EXERCISE BRIEF: Copy out all lines where "this" appears.

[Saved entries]
# # # # # # #

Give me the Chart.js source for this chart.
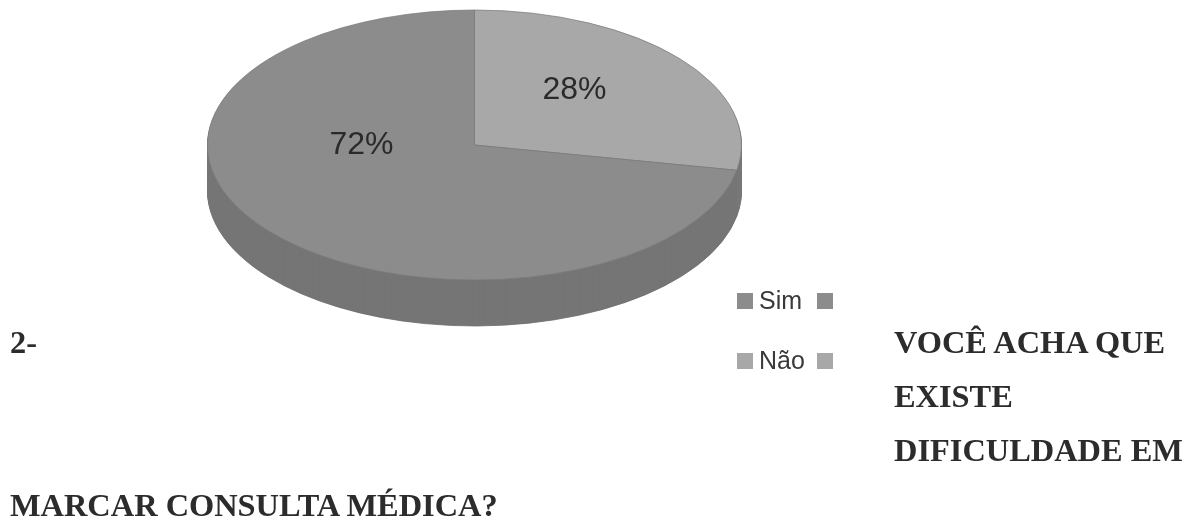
<!DOCTYPE html>
<html><head><meta charset="utf-8">
<script src="https://cdn.jsdelivr.net/npm/chart.js@4"></script>
<style>
html,body{margin:0;padding:0;background:#fff;width:1195px;height:523px;overflow:hidden}
#c{position:absolute;left:0;top:0;width:1195px;height:523px}
.t{position:absolute;font:bold 32.4px "Liberation Serif",serif;color:#2c2c2c;white-space:nowrap;line-height:30px}
.l{position:absolute;font:25px "Liberation Sans",sans-serif;color:#3a3a3a;white-space:nowrap;line-height:26px}
.s{position:absolute;width:16px;height:16px}
</style></head><body>
<canvas id="c" width="1195" height="523"></canvas>
<div class="t" style="left:10px;top:327px">2-</div>
<div class="t" style="left:894px;top:327px">VOCÊ ACHA QUE</div>
<div class="t" style="left:894px;top:381px">EXISTE</div>
<div class="t" style="left:894px;top:435px">DIFICULDADE EM</div>
<div class="t" style="left:10px;top:490px">MARCAR CONSULTA MÉDICA?</div>
<div id="legend"></div>
<script>
const categories = ["Não", "Sim"];
const values = [28, 72];
const percentLabels = ["28%", "72%"];
const faceColors = ["#a8a8a8", "#8c8c8c"];
const sideColors = ["#787878", "#757575"];
const legendTexts = ["Sim", "Não"];
const legendColors = ["#8c8c8c", "#a8a8a8"];

const YSCALE = 135 / 267, DEPTH = 46;

const legend = document.getElementById('legend');
legendTexts.forEach((t, i) => {
  const y = 290 + i * 60;
  legend.insertAdjacentHTML('beforeend',
    `<div class="s" style="left:737px;top:${y + 3}px;background:${legendColors[i]}"></div>` +
    `<div class="l" style="left:759px;top:${y - 3}px">${t}</div>` +
    `<div class="s" style="left:817px;top:${y + 3}px;background:${legendColors[i]}"></div>`);
});

const squash = (ctx, chart) => {
  const a = chart.getDatasetMeta(0).data[0];
  ctx.translate(a.x, a.y);
  ctx.scale(1, YSCALE);
  ctx.translate(-a.x, -a.y);
};

const pie3d = {
  id: 'pie3d',
  beforeDatasetsDraw(chart) {
    const ctx = chart.ctx, arcs = chart.getDatasetMeta(0).data;
    for (let d = DEPTH; d >= 1; d--) {
      arcs.forEach((arc, i) => {
        const orig = arc.options;
        const o = Object.create(orig);
        o.backgroundColor = sideColors[i];
        o.borderColor = d === DEPTH ? '#666666' : sideColors[i];
        o.borderWidth = 1;
        arc.options = o;
        ctx.save();
        ctx.translate(0, d);
        squash(ctx, chart);
        arc.draw(ctx);
        ctx.restore();
        arc.options = orig;
      });
    }
    ctx.save();
    squash(ctx, chart);
  },
  afterDatasetsDraw(chart) {
    const ctx = chart.ctx;
    ctx.restore();
    const arcs = chart.getDatasetMeta(0).data;
    const off = [[100, -55], [-113, 0]];
    ctx.save();
    ctx.font = '32px "Liberation Sans", sans-serif';
    ctx.fillStyle = '#2a2a2a';
    ctx.textAlign = 'center';
    ctx.textBaseline = 'middle';
    arcs.forEach((arc, i) => ctx.fillText(percentLabels[i], arc.x + off[i][0], arc.y + off[i][1]));
    ctx.restore();
  }
};

new Chart(document.getElementById('c'), {
  type: 'pie',
  data: { labels: categories, datasets: [{
    data: values,
    backgroundColor: faceColors,
    borderColor: '#7c7c7c',
    borderWidth: 1,
    radius: 267
  }]},
  options: {
    responsive: false,
    animation: false,
    devicePixelRatio: 1,
    layout: { padding: { left: 0, top: 0, right: 246, bottom: 233 } },
    plugins: { legend: { display: false }, tooltip: { enabled: false } }
  },
  plugins: [pie3d]
});
</script>
</body></html>
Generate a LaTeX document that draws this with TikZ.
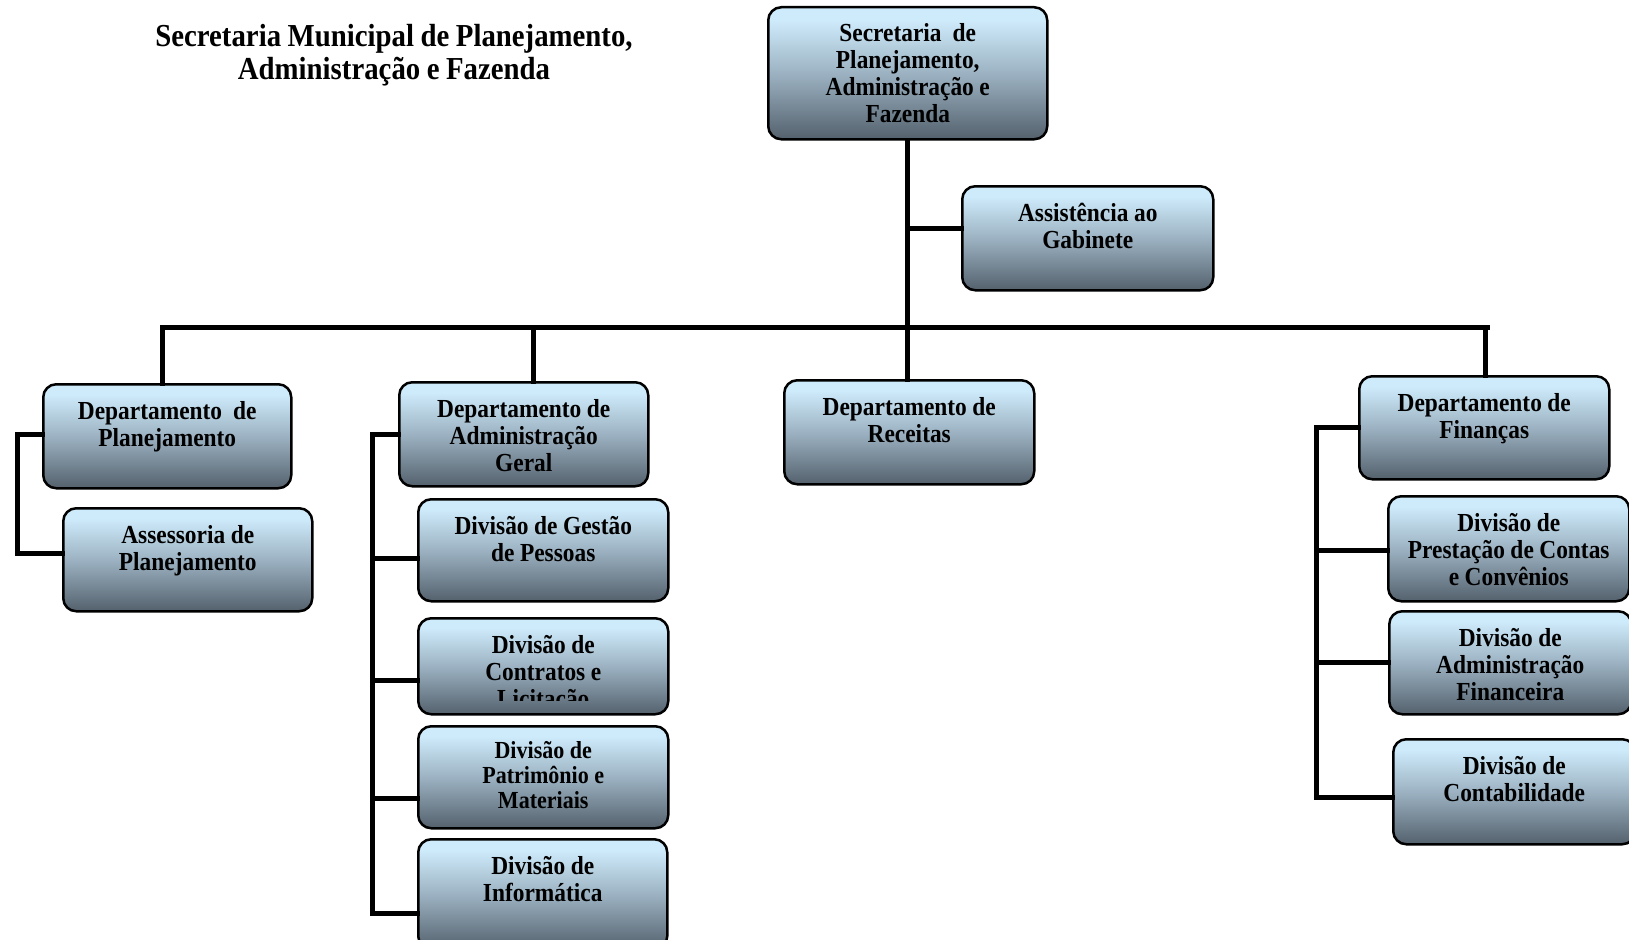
\documentclass[tikz,border=0pt]{standalone}
\usepackage{fontspec}
\setmainfont{Liberation Serif}[FakeStretch=0.9]
\definecolor{bxdark}{RGB}{84,97,109}
\definecolor{bxmid}{RGB}{156,178,194}
\definecolor{bxlight}{RGB}{206,235,251}
\pgfdeclareverticalshading{boxshade}{100bp}{color(0bp)=(bxdark); color(25bp)=(bxdark); color(50bp)=(bxmid); color(70bp)=(bxlight); color(100bp)=(bxlight)}
\begin{document}
\begin{tikzpicture}[x=1pt,y=-1pt,
  box/.style={draw=black, line width=2.5pt, rounded corners=13pt, shading=boxshade, inner sep=0pt, anchor=north west},
  lbl/.style={anchor=base, align=center, text width=245pt, font=\fontsize{26}{27}\selectfont\bfseries, inner sep=0pt, execute at begin node={\spaceskip=5.5pt\relax}},
  ttl/.style={anchor=base, align=center, text width=520pt, font=\fontsize{32}{33}\selectfont\bfseries, inner sep=0pt, execute at begin node={\spaceskip=6.5pt\relax}},
  conn/.style={line width=5pt, line cap=rect, line join=miter}]
\clip (0,0) rectangle (1629,939);
% title
\node[ttl] (title) at (394,47) {Secretaria Municipal de Planejamento,\\Administração e Fazenda};
% boxes
\node[box, minimum width=279pt, minimum height=132pt] (sec) at (767,6) {};
\node[box, minimum width=251pt, minimum height=104pt] (assist) at (961,185) {};
\node[box, minimum width=248pt, minimum height=104pt] (dplan) at (42,383) {};
\node[box, minimum width=249pt, minimum height=103pt] (assess) at (62,507) {};
\node[box, minimum width=249pt, minimum height=104pt] (dadm) at (398,381) {};
\node[box, minimum width=250pt, minimum height=102pt] (gestao) at (417,498) {};
\node[box, minimum width=250pt, minimum height=96pt] (contr) at (417,617) {};
\node[box, minimum width=250pt, minimum height=102pt] (patr) at (417,725) {};
\node[box, minimum width=249pt, minimum height=110pt] (info) at (417,838) {};
\node[box, minimum width=250pt, minimum height=104pt] (drec) at (783,379) {};
\node[box, minimum width=250pt, minimum height=103pt] (dfin) at (1358,375) {};
\node[box, minimum width=241pt, minimum height=105pt] (prest) at (1387,495) {};
\node[box, minimum width=242pt, minimum height=103pt] (admfin) at (1388,610) {};
\node[box, minimum width=242pt, minimum height=105pt] (contab) at (1392,738) {};
% labels
\node[lbl] (sec-t) at ([yshift=-36pt]sec.north) {Secretaria \ de\\Planejamento,\\Administração e\\Fazenda};
\node[lbl] (assist-t) at ([yshift=-36pt]assist.north) {Assistência ao\\Gabinete};
\node[lbl] (dplan-t) at ([yshift=-36pt]dplan.north) {Departamento \ de\\Planejamento};
\node[lbl] (assess-t) at ([yshift=-36pt]assess.north) {Assessoria de\\Planejamento};
\node[lbl] (dadm-t) at ([yshift=-36pt]dadm.north) {Departamento de\\Administração\\Geral};
\node[lbl] (gestao-t) at ([yshift=-36pt]gestao.north) {Divisão de Gestão\\de Pessoas};
\begin{scope}
\clip (417,617) rectangle (667,700);
\node[lbl] (contr-t) at ([yshift=-36pt]contr.north) {Divisão de\\Contratos e\\Licitação};
\end{scope}
\node[lbl, font=\fontsize{24.5}{25}\selectfont\bfseries] (patr-t) at ([yshift=-33pt]patr.north) {Divisão de\\Patrimônio e\\Materiais};
\node[lbl] (info-t) at ([yshift=-36pt]info.north) {Divisão de\\Informática};
\node[lbl] (drec-t) at ([yshift=-36pt]drec.north) {Departamento de\\Receitas};
\node[lbl] (dfin-t) at ([yshift=-36pt]dfin.north) {Departamento de\\Finanças};
\node[lbl] (prest-t) at ([yshift=-36pt]prest.north) {Divisão de\\Prestação de Contas\\e Convênios};
\node[lbl] (admfin-t) at ([yshift=-36pt]admfin.north) {Divisão de\\Administração\\Financeira};
\node[lbl] (contab-t) at ([yshift=-36pt]contab.north) {Divisão de\\Contabilidade};
% connectors
\coordinate (barL) at (162,327);
\coordinate (barR) at (1487,327);
\coordinate (dA) at (533,327);
\coordinate (dF) at (1485,327);
\coordinate (asj) at (907,228);
\draw[conn] (sec.south -| asj) -- (asj |- drec.north);
\draw[conn] (asj) -- (asj -| assist.west);
\draw[conn] (barL) -- (barR);
\draw[conn] (barL) -- (barL |- dplan.north);
\draw[conn] (dA) -- (dA |- dadm.north);
\draw[conn] (dF) -- (dF |- dfin.north);
% planejamento bracket
\coordinate (pbT) at (17,434);
\coordinate (pbB) at (17,553);
\draw[conn] (pbT -| dplan.west) -- (pbT) -- (pbB) -- (pbB -| assess.west);
% administracao bracket
\coordinate (abT) at (372,434);
\coordinate (ab1) at (372,558);
\coordinate (ab2) at (372,680);
\coordinate (ab3) at (372,798);
\coordinate (ab4) at (372,913);
\draw[conn] (abT -| dadm.west) -- (abT) -- (ab4) -- (ab4 -| info.west);
\draw[conn] (ab1) -- (ab1 -| gestao.west);
\draw[conn] (ab2) -- (ab2 -| contr.west);
\draw[conn] (ab3) -- (ab3 -| patr.west);
% financas bracket
\coordinate (fbT) at (1316,427);
\coordinate (fb1) at (1316,550);
\coordinate (fb2) at (1316,662);
\coordinate (fb3) at (1316,797);
\draw[conn] (fbT -| dfin.west) -- (fbT) -- (fb3) -- (fb3 -| contab.west);
\draw[conn] (fb1) -- (fb1 -| prest.west);
\draw[conn] (fb2) -- (fb2 -| admfin.west);
\end{tikzpicture}
\end{document}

# # # # # # #

PROBLEM SOLUTION:
Give me the Chart.js source for this chart.
Generate a LaTeX document that draws this with TikZ.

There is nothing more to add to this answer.